Una volta assicurati di poter pescare in quella zona non ci resta che studiarla nei minimi dettagli, avvalendoci di strumentazione che ci possa fornire il margine di accuratezza di cui abbiamo bisogno.
Così arriviamo al momento cruciale, precisamente quello dell’ancoraggio.
Sappiamo benissimo che ancorare sopra un relitto è sinonimo di perdita di ancora e catena oltre ad essere poco rispettoso per il luogo in cui ci troviamo.
Pensiamo che lì sotto troveremo lamiere più o meno affilate e infiniti buchi dove la nostra ancora andrà irrimediabilmente ad incastrarsi, costringendoci ad abbandonarla con diversi metri di catena e/o cima.
Questo, oltre ad essere oltremodo dispendioso, è anche inquinante per il luogo, mettendo a rischio addirittura le nostre pescate future a causa della presenza di cime svolazzanti in corrente, ancore e catene abbandonate sullo spot.
A questo punto penserete che sia impossibile posizionarsi a candela sopra un relitto e invece non è proprio così. Difatti, basta ingegnarsi un po’, oppure usare l’utilissimo motore di prua con funzione di ancoraggio elettronico.
MONTATURE AD HOC PER LE PREDE NOTTURNE DEL RELITTO
Preparare le montature è una delle fasi più attente e nello stesso tempo divertenti, in quanto si unisce la precisione con la fantasia.
Bisogna calcolare le lunghezze al millimetro e porre particolare attenzione ai nodi, soprattutto nel caso in cui utilizzassimo nylon o fluorocarbon di diametri importanti, idonei alla cattura di grossi esemplari di grongo.
La fantasia consiste, invece, nel creare la giusta montatura con il giusto amo per quel tipo di pesca e quella particolare serata. Il pesce, infatti, non mangia sempre allo stesso modo e, quindi, toccherà a noi inventarci la giusta montatura che non darà scampo alla preda interessata alla nostra esca.
Una delle montature che ha avuto maggior successo è quella preparata con cavetto in acciaio e una coppia di ami, opposti, innescati con un generoso boccone misto tra totano (quasi sempre intero) e sardina.
Questo bocconcino bi-gusto si è rivelato particolarmente attirante nelle fasi iniziali della pescata o in quelle di apatia dei pesci, riuscendo a stanare anche le prede più sospettose.
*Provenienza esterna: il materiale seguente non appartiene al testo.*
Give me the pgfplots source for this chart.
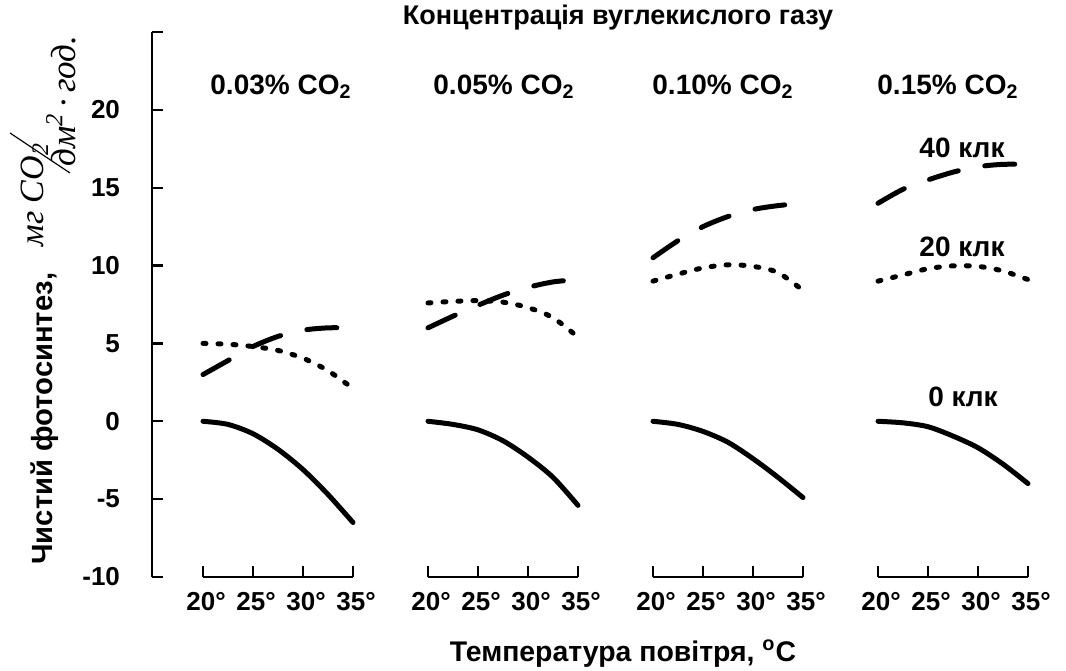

Nel finale non dimentichiamo di inserire, tra la girella e l’amo, una serie di perline e del tubo fluorescente, perché il pesce è molto curioso e da lontano sarà subito attirato da quella lucina, anche impercettibile, che si muoverà nella completa oscurità.
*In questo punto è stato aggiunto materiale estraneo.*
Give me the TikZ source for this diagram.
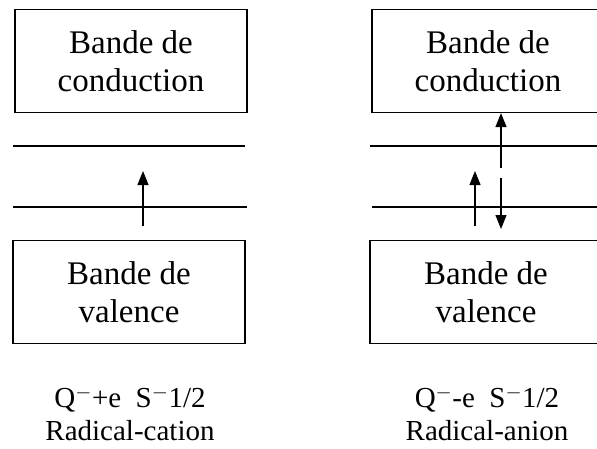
\documentclass[tikz,border=0pt]{standalone}
\usepackage{fontspec}
\setmainfont{Liberation Serif}
\usetikzlibrary{arrows.meta}

\begin{document}
\begin{tikzpicture}[x=1pt,y=-1pt]
\tikzset{band/.style={draw,line width=1.2pt,minimum width=232pt,minimum height=103pt,
                      align=center,font=\fontsize{33}{38}\selectfont},
         level/.style={line width=1.2pt},
         spin/.style={line width=1.2pt,-{Triangle[length=14pt,width=11pt]}},
         caption/.style={align=center,font=\fontsize{29}{33}\selectfont}}
\useasboundingbox (0,0) rectangle (597,448);
\clip (0,0) rectangle (597,448);
% radical-cation
\node[band] (cbL) at (131,61) {Bande de\\conduction};
\node[band] (vbL) at (129,292) {Bande de\\valence};
\coordinate (l1a) at (13,146); \coordinate (l1b) at (245,146);
\coordinate (l2a) at (13,207); \coordinate (l2b) at (247,207);
\draw[level] (l1a) -- (l1b);
\draw[level] (l2a) -- (l2b);
\coordinate (eL) at (143,226); \coordinate (eLt) at (143,171);
\draw[spin] (eL) -- (eLt);
\node[caption] (capL) at (130,414) {Q$^{-}$+e\enspace S$^{-}$1/2\\Radical-cation};
% radical-anion
\node[band] (cbR) at (488,61) {Bande de\\conduction};
\node[band] (vbR) at (486,292) {Bande de\\valence};
\coordinate (r1a) at (370,146); \coordinate (r1b) at (605,146);
\coordinate (r2a) at (372,207); \coordinate (r2b) at (605,207);
\draw[level] (r1a) -- (r1b);
\draw[level] (r2a) -- (r2b);
\coordinate (eR) at (475,226); \coordinate (eRt) at (475,171);
\draw[spin] (eR) -- (eRt);
\coordinate (hU) at (501,168); \coordinate (hD) at (501,178);
\draw[spin] (hU) -- (cbR.south -| hU);
\draw[spin] (hD) -- (501,229);
\node[caption] (capR) at (487,414) {Q$^{-}$-e\enspace S$^{-}$1/2\\Radical-anion};
\end{tikzpicture}
\end{document}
Una volta avvicinata, la preda sentirà l’odore dell’esca e a quel punto non ci resterà che sperare in una generosa ferrata.
Se caliamo le lenze in uno spot conosciuto sappiamo, a grandi linee, quali sorprese potrà regalarci. Se, però, ci troviamo su un relitto nuovo o su cui non abbiamo avuto alcuna notizia di catture, il consiglio è di calare subito due canne, una con media potenza e finale in fluorocarbon dello 0,50 e un secondo attrezzo nettamente più potente, con un generoso e abbondante boccone su fluorocarbon dello 0,70.
Questo ci permetterà di capire subito la tipologia del pesce presente in zona e, quindi, di avere una possibilità in più di insidiare anche pesci più pregiati come orate e dentici.
LE SORPRESE INASPETTATE
Come accennato in precedenza, il relitto è una fonte di vita inesauribile e pieno di mistero, dove le sorprese al suo interno non mancheranno. E, tra queste, anche esemplari extra large di grongo che metteranno davvero a dura prova tutta l’attrezzatura pescante, dal cimino al mulinello.
In questi casi è molto importante tenere chiusa la frizione e cercare di allontanare il più rapidamente possibile il biscione dal relitto. Infatti, se dovesse riuscire ad arrotolarsi vicino ad una lamiera o rete abbandonata, potremo dire addio al tentativo di recuperare fino in superficie la preda.
Non mancheranno esemplari unici di mostelle, anche di grandi dimensioni, che trovano riparo tra gli anfratti del relitto. Non è un pesce molto combattente e dopo le prime rapide e corte fughe ci seguirà fino in superficie.